The resulting BLAST original taxonomy file now lists all the OTU’s that could be identified to at least kingdom level at the specified settings. Scroll through this list and pay attention to the Identity percentage, Coverage and Taxonomy column. Notice how many fungi remain unidentified.

9. Merging BLAST table and OTU table

The representative OTU sequences have been identified. They can be merged with the OTU table in order to create one final file. Select the "Add metadata to otutable" tool to unite the BLAST original taxonomy output with the OTU table. Other settings can remain default.

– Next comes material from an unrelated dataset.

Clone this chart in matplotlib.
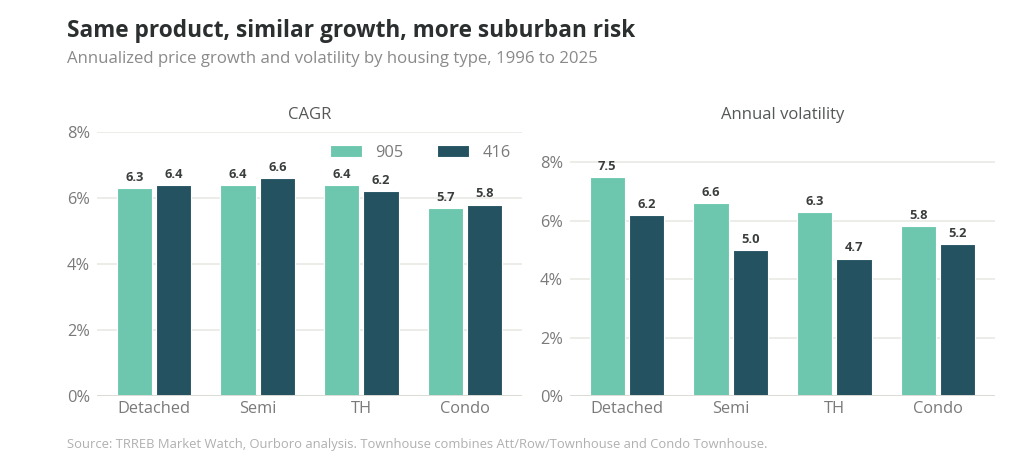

After visually inspecting the resulting file, you can now download it (format is tabular). It can be imported in a spreadsheet program such as Excel as a tab-separated file and forms the starting point for ecological interpretation of the data.

10. Interpretation

For the final step we need to do some custom data processing. Download the TSV table that represents OTU table joined with the BLAST results against UNITE and load it into R with the following code (note where the input file name is specified as the first argument for the read_tsv() function).

library(tidyverse)
library(readr)

# Function to process column names
clean_colnames <- function(x) {
  x %>%
    # Remove leading hash
    str_remove("^#") %>%
    # For columns matching C\d+P\d+, keep only that part
    str_replace("^(C\\d+P\\d+)_.*$", "\\1")
}

# Read and process the data
df <- read_tsv("../data/Galaxy.tabular.tsv", 
               na = "N/A",
               col_types = cols(
                 `#OTU ID` = col_character(),
                 `#Query ID` = col_character(),
                 `#Subject` = col_character(),
                 `#Subject accession` = col_character(),
                 `#Subject Taxonomy ID` = col_character(),
                 `#Source` = col_character(),
                 `#Taxonomy` = col_character(),
                 `#Identity percentage` = col_double(),
                 `#Coverage` = col_integer(),
                 `#evalue` = col_double(),
                 `#bitscore` = col_integer(),
                 .default = col_integer()
               )) %>%
  rename_with(clean_colnames) %>%
  # Set OTU ID as row names and remove the column
  column_to_rownames(var = "OTU ID") %>%
  # Filter for Fungi only
  filter(str_detect(Taxonomy, "^Fungi")) %>%
  # Ensure C\d+P\d+ columns are integers
  mutate(across(matches("^C\\d+P\\d+$"), as.integer)) %>%
  # Create sum columns for each altitude
  mutate(
    C1_total = C1P1 + C1P2 + C1P3,
    C3_total = C3P1 + C3P2 + C3P3,
    C5_total = C5P1 + C5P2 + C5P3,
    C7_total = C7P1 + C7P2 + C7P3
  ) %>%
  # Create presence/absence columns (1 if total > 0, 0 otherwise)
  mutate(
    C1_presence = if_else(C1_total > 0, 1L, 0L),
    C3_presence = if_else(C3_total > 0, 1L, 0L),
    C5_presence = if_else(C5_total > 0, 1L, 0L),
    C7_presence = if_else(C7_total > 0, 1L, 0L)
  )

# Calculate species diversity for each altitude
diversity <- data.frame(
  Altitude = c("C1", "C3", "C5", "C7"),
  Species_Diversity = c(
    sum(df$C1_presence),
    sum(df$C3_presence),
    sum(df$C5_presence),
    sum(df$C7_presence)
  )
)

# Display results
print("Species diversity by altitude:")
print(diversity)

The deep sequence data in the full data set (we used only a subset for this practical) indicate that fungal community composition correlates most strongly with elevation, with many fungi showing preference for a certain altitudinal forest type. For example, ectomycorrhizal and root endophytic fungi were most diverse in the montane cloud forests, particularly at sites dominated by Alnus acuminata, while the diversity values of various saprobic groups were highest at lower elevations. Despite the strong altitudinal community turnover, fungal diversity was comparable across the different zonal forest types. Besides elevation, soil pH, N, P, and organic matter contents correlated with fungal community structure as well, although most of these variables were co-correlated with elevation. Our data provide an unprecedented insight into the high diversity and spatial distribution of fungi in the Yungas forests.